Это Джульетта. Это рыдающая Джульетта. Я боюсь услышать то, что она собирается сказать. Я слушаю её рыдания, боюсь услышать её слова, ужасную правду о том, что я её отец. Я чувствую груз всего стыда человечества в каждом ударе сердца, который мне остался. Я слушаю её рыдания и не хочу встретиться с монстром-правдой. Я чувствую страх, коверкающий мою жизнь. Я – алетофоб.
Наконец я теряю терпение, моё сердце звучит, как барабан перед древними битвами. Я хочу с этим покончить. Её слова начинают капать из трубки, словно капли крови.
– Прости, что помешала вам с Ашаной. Тебя не было дома. Поэтому…
– …Что случилось, Джульетта? Почему ты заикаешься? – Из-за беспокойства я говорю громче обычного. – Давай выкладывай, ради всего святого! У меня голова раскалывается. Сердце стучит. И ещё нога. Но хуже всего беспокойство за тебя. Что случилось? Говори!
Она тоже повышает голос.
– Я пытаюсь! – затем её голос опускается до шёпота. – Эндрю арестовали за попытку убить Брэдли и Ванду. Он пытался застрелить их через окно в гостиной. Он в участке. Звонила Ванда.
Я сжимаю трубку так, как сжал бы в объятиях Джульетту, если бы она была рядом.
– Они ранены? Брэдли мёртв?
– Никто не мёртв. Все живы. Ванда говорила очень кратко. Она сказала, что перезвонит.

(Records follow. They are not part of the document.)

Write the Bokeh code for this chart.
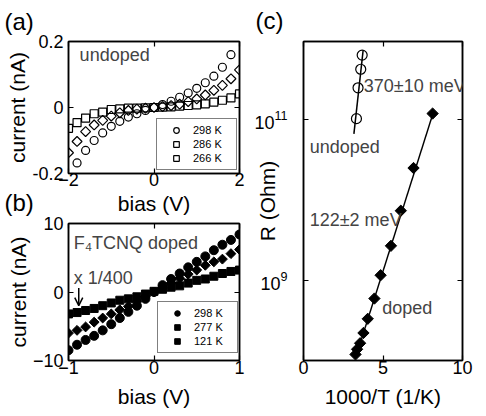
from bokeh.plotting import figure
from bokeh.layouts import row, column
from bokeh.models import (Label, Arrow, OpenHead, FixedTicker, LinearAxis,
                          CustomLabelingPolicy)
from bokeh.embed import file_html
from bokeh.resources import INLINE

FONT = "Liberation Sans"

# ---------------- data: panel (a) undoped I-V ----------------
bias_a_298 = [-1.8, -1.6, -1.4, -1.2, -1.0, -0.8, -0.6, -0.4, -0.2, 0.0,
              0.2, 0.4, 0.6, 0.8, 1.0, 1.2, 1.4, 1.6, 1.8]
current_a_298 = [-0.168, -0.130, -0.100, -0.077, -0.057, -0.042, -0.029, -0.019, -0.009, 0.0,
                 0.009, 0.019, 0.031, 0.044, 0.058, 0.075, 0.095, 0.122, 0.160]
bias_a = [-2.0, -1.8, -1.6, -1.4, -1.2, -1.0, -0.8, -0.6, -0.4, -0.2, 0.0,
          0.2, 0.4, 0.6, 0.8, 1.0, 1.2, 1.4, 1.6, 1.8, 2.0]
current_a_286 = [-0.137, -0.103, -0.073, -0.053, -0.039, -0.026, -0.016, -0.009, -0.005, -0.002, 0.0,
                 0.003, 0.006, 0.010, 0.018, 0.026, 0.038, 0.052, 0.067, 0.087, 0.114]
current_a_266 = [-0.063, -0.046, -0.032, -0.019, -0.014, -0.006, -0.004, -0.002, -0.002, -0.001, 0.0,
                 0.001, 0.002, 0.004, 0.006, 0.008, 0.011, 0.016, 0.022, 0.029, 0.041]

# ---------------- data: panel (b) F4TCNQ doped I-V ----------------
bias_b = [-1.0, -0.9, -0.8, -0.7, -0.6, -0.5, -0.4, -0.3, -0.2, -0.1, 0.0,
          0.1, 0.2, 0.3, 0.4, 0.5, 0.6, 0.7, 0.8, 0.9, 1.0]
current_b_298 = [-8.5, -7.7, -7.0, -6.4, -5.6, -4.7, -3.8, -2.9, -2.0, -1.0, 0.0,
                 1.0, 1.9, 2.7, 3.6, 4.4, 5.2, 6.1, 6.9, 7.6, 8.4]
current_b_277 = [-6.0, -5.6, -5.1, -4.4, -3.8, -3.2, -2.6, -2.1, -1.4, -0.7, 0.0,
                 0.6, 1.3, 2.0, 2.6, 3.2, 3.9, 4.4, 4.8, 5.6, 6.2]
current_b_121 = [-3.2, -3.0, -2.7, -2.4, -2.0, -1.6, -1.2, -1.0, -0.7, -0.3, 0.1,
                 0.4, 0.7, 0.9, 1.3, 1.7, 1.9, 2.3, 2.7, 3.0, 3.2]

# ---------------- data: panel (c) Arrhenius ----------------
invT_undoped = [3.33, 3.43, 3.60, 3.69]
R_undoped = [1.02e11, 2.47e11, 4.2e11, 6.3e11]
invT_doped = [3.27, 3.37, 3.56, 3.77, 4.04, 4.46, 4.85, 5.50, 6.12, 6.92, 8.12]
R_doped = [1.19e8, 1.38e8, 1.64e8, 2.2e8, 3.3e8, 5.9e8, 1.15e9, 2.67e9, 7.3e9, 2.48e10, 1.18e11]
fit_undoped_x = [3.17, 3.75]
fit_undoped_R = [6.6e10, 7.2e11]
fit_doped_x = [3.27, 8.17]
fit_doped_R = [1.07e8, 1.23e11]


def style(p, xticks, yticks):
    p.outline_line_color = "black"
    p.outline_line_width = 1.5
    p.xgrid.grid_line_color = None
    p.ygrid.grid_line_color = None
    p.background_fill_color = "white"
    p.border_fill_color = "white"
    for ax in p.xaxis + p.yaxis:
        ax.axis_line_color = "black"
        ax.axis_line_width = 1.5
        ax.major_tick_in = 5
        ax.major_tick_out = 0
        ax.major_tick_line_width = 1.2
        ax.minor_tick_line_color = None
        ax.major_label_text_font = FONT
        ax.major_label_text_font_size = "18px"
        ax.major_label_text_color = "black"
        ax.axis_label_text_font = FONT
        ax.axis_label_text_font_size = "21px"
        ax.axis_label_text_font_style = "normal"
        ax.axis_label_text_color = "black"
    p.xaxis.ticker = FixedTicker(ticks=xticks)
    p.yaxis.ticker = FixedTicker(ticks=yticks)
    p.xaxis.major_label_standoff = 0
    p.yaxis.major_label_standoff = 5
    p.xaxis.axis_label_standoff = 8
    p.yaxis.axis_label_standoff = 0
    # mirrored ticks (box) on top and right, without labels
    top = LinearAxis(ticker=FixedTicker(ticks=xticks))
    right = LinearAxis(ticker=FixedTicker(ticks=yticks))
    for ax in (top, right):
        ax.axis_line_color = "black"
        ax.axis_line_width = 1.5
        ax.major_tick_in = 5
        ax.major_tick_out = 0
        ax.major_tick_line_width = 1.2
        ax.minor_tick_line_color = None
        ax.major_label_text_font_size = "1px"
        ax.major_label_standoff = 0
        ax.major_label_policy = CustomLabelingPolicy(code="return []")
    p.add_layout(top, "above")
    p.add_layout(right, "right")
    # panel letter as a left-aligned title
    p.title.text_font = FONT
    p.title.text_font_size = "24px"
    p.title.text_font_style = "normal"
    p.title.text_color = "black"
    p.title.align = "left"
    p.title.standoff = 8


def legend_style(p, loc):
    lg = p.legend[0]
    lg.location = loc
    lg.padding = 4
    lg.spacing = 0
    lg.glyph_width = 30
    lg.glyph_height = 14
    lg.label_height = 14
    lg.label_width = 39
    lg.label_standoff = 2
    lg.margin = 0
    lg.border_line_color = "black"
    lg.border_line_width = 1.5
    lg.background_fill_alpha = 1.0
    lg.label_text_font = FONT
    lg.label_text_font_size = "11px"
    lg.label_text_color = "black"


# ---------------- panel (a) ----------------
pa = figure(width=248, height=225, x_range=(-2, 2), y_range=(-0.2, 0.2), title="(a)",
            output_backend="svg", toolbar_location=None,
            min_border_left=68, min_border_right=9, min_border_top=41, min_border_bottom=52)
pa.scatter(bias_a_298, current_a_298, marker="circle", size=8, fill_color=None,
           line_color="black", line_width=1.2, legend_label="298 K")
pa.scatter(bias_a, current_a_286, marker="square", angle=0.785, size=7, fill_color=None,
           line_color="black", line_width=1.2, legend_label="286 K")
pa.scatter(bias_a, current_a_266, marker="square", size=8, fill_color=None,
           line_color="black", line_width=1.2, legend_label="266 K")
pa.xaxis.axis_label = "bias (V)"
pa.yaxis.axis_label = "current (nA)"
style(pa, [-2, 0, 2], [-0.2, 0, 0.2])
pa.xaxis.major_label_standoff = -1
pa.xaxis.axis_label_standoff = 3
pa.title.offset = -64
pa.yaxis.major_label_overrides = {-0.2: "-0.2", 0: "0", 0.2: "0.2"}
legend_style(pa, (88, 3))
pa.add_layout(Label(x=-1.74, y=0.158, text="undoped", text_font=FONT,
                    text_font_size="18px", text_baseline="middle"))

# ---------------- panel (b) ----------------
pb = figure(width=248, height=245, x_range=(-1, 1), y_range=(-10, 10), title="(b)",
            output_backend="svg", toolbar_location=None,
            min_border_left=68, min_border_right=9, min_border_top=52, min_border_bottom=56)
pb.scatter(bias_b, current_b_298, marker="circle", size=9, fill_color="black",
           line_color="black", legend_label="298 K")
pb.scatter(bias_b, current_b_277, marker="square", angle=0.785, size=7, fill_color="black",
           line_color="black", legend_label="277 K")
pb.scatter(bias_b, current_b_121, marker="square", size=8, fill_color="black",
           line_color="black", legend_label="121 K")
pb.xaxis.axis_label = "bias (V)"
pb.yaxis.axis_label = "current (nA)"
style(pb, [-1, 0, 1], [-10, 0, 10])
pb.title.offset = -64
pb.border_fill_alpha = 0.0
pb.margin = (-54, 0, 0, 0)
legend_style(pb, (89, 7))
pb.add_layout(Label(x=-0.94, y=7.2, text="F\u2084TCNQ doped", text_font=FONT,
                    text_font_size="18px", text_baseline="middle"))
pb.add_layout(Label(x=-0.94, y=2.1, text="x 1/400", text_font=FONT,
                    text_font_size="18px", text_baseline="middle"))
pb.add_layout(Arrow(end=OpenHead(size=8, line_width=1.5), x_start=-0.88, y_start=0.6,
                    x_end=-0.88, y_end=-2.0, line_width=1.5))

# ---------------- panel (c) ----------------
pc = figure(width=238, height=416, x_range=(0, 10), y_range=(1e8, 9.3e11), title="(c)",
            y_axis_type="log", output_backend="svg", toolbar_location=None,
            min_border_left=55, min_border_right=10, min_border_top=41, min_border_bottom=56)
pc.line(fit_undoped_x, fit_undoped_R, line_color="black", line_width=1.5)
pc.line(fit_doped_x, fit_doped_R, line_color="black", line_width=1.5)
pc.scatter(invT_undoped, R_undoped, marker="circle", size=10, fill_color=None,
           line_color="black", line_width=1.2)
pc.scatter(invT_doped, R_doped, marker="square", angle=0.785, size=8, fill_color="black",
           line_color="black")
pc.xaxis.axis_label = "1000/T (1/K)"
pc.yaxis.axis_label = "R (Ohm)"
style(pc, [0, 5, 10], [1e9, 1e11])
pc.title.offset = -48
pc.yaxis.major_label_standoff = 16
pc.yaxis.axis_label_standoff = -28
pc.add_layout(Label(x=3.79, y=2.57e11, text="370\u00b110 meV", text_font=FONT,
                    text_font_size="18px", text_baseline="middle"))
pc.add_layout(Label(x=0.39, y=4.53e10, text="undoped", text_font=FONT,
                    text_font_size="18px", text_baseline="middle"))
pc.add_layout(Label(x=0.39, y=5.56e9, text="122\u00b12 meV", text_font=FONT,
                    text_font_size="18px", text_baseline="middle"))
pc.add_layout(Label(x=4.95, y=4.45e8, text="doped", text_font=FONT,
                    text_font_size="18px", text_baseline="middle"))

layout = row(column(pa, pb), pc)
open("out.html", "w").write(file_html(layout, INLINE))
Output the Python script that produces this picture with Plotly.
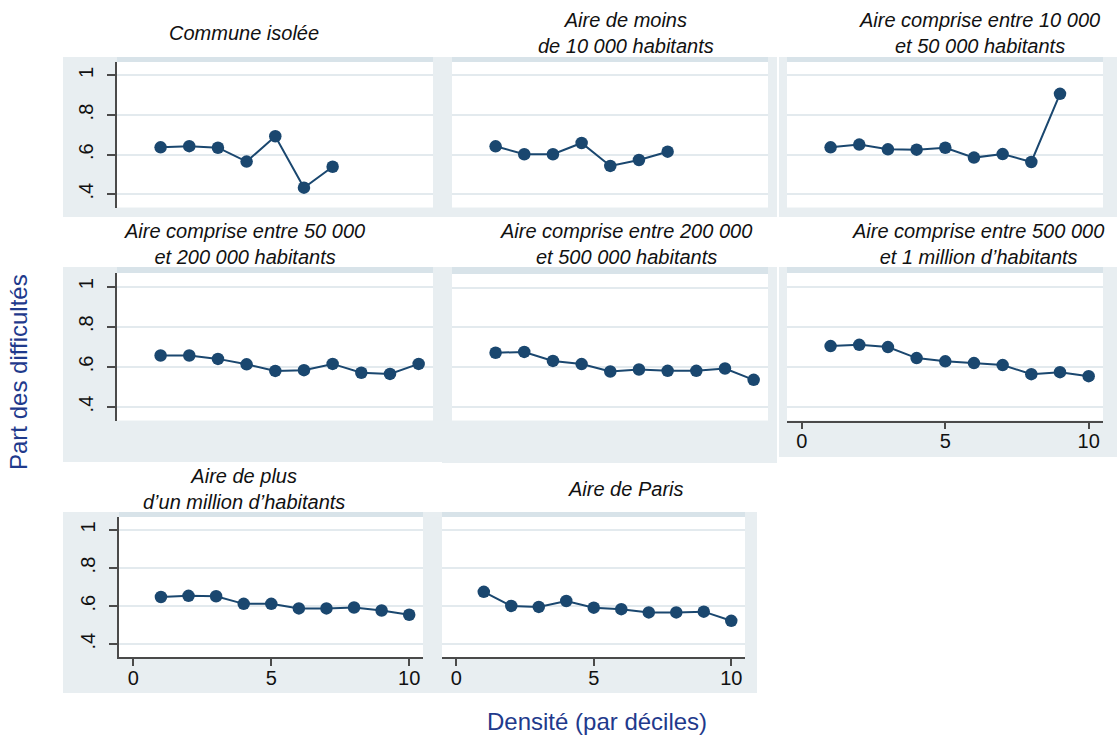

– Когда это случилось, Джульетта?
– Предполагаю, что где-то час назад, – отвечает она и продолжает: – Я пыталась звонить в полицию и больницу. Пока никто ничего не говорит.
– Джульетта, я заеду в полицейский участок, чтобы выяснить, что происходит. Не думай о самом плохом, пока нет фактов. Пожалуйста, держись, я сейчас приеду.
Я понимаю, что дал Джульетте тот же совет, который мне дала Ашана! Я целую руку Ашане перед тем, как уехать.
– Будь осторожен, Пируз! Не гони.
Она не спрашивает меня, в чём дело. Но я вижу сильное беспокойство, отражающееся в её больших красивых карих глазах. Я говорю ей то, что знаю. Я не хочу больше её нагружать и выбегаю из дома. Я возбуждён, я в ужасе и чувствую себя виноватым. Если бы я не отказался поговорить с Эндрю, когда он звонил, может, этой трагедии удалось бы избежать!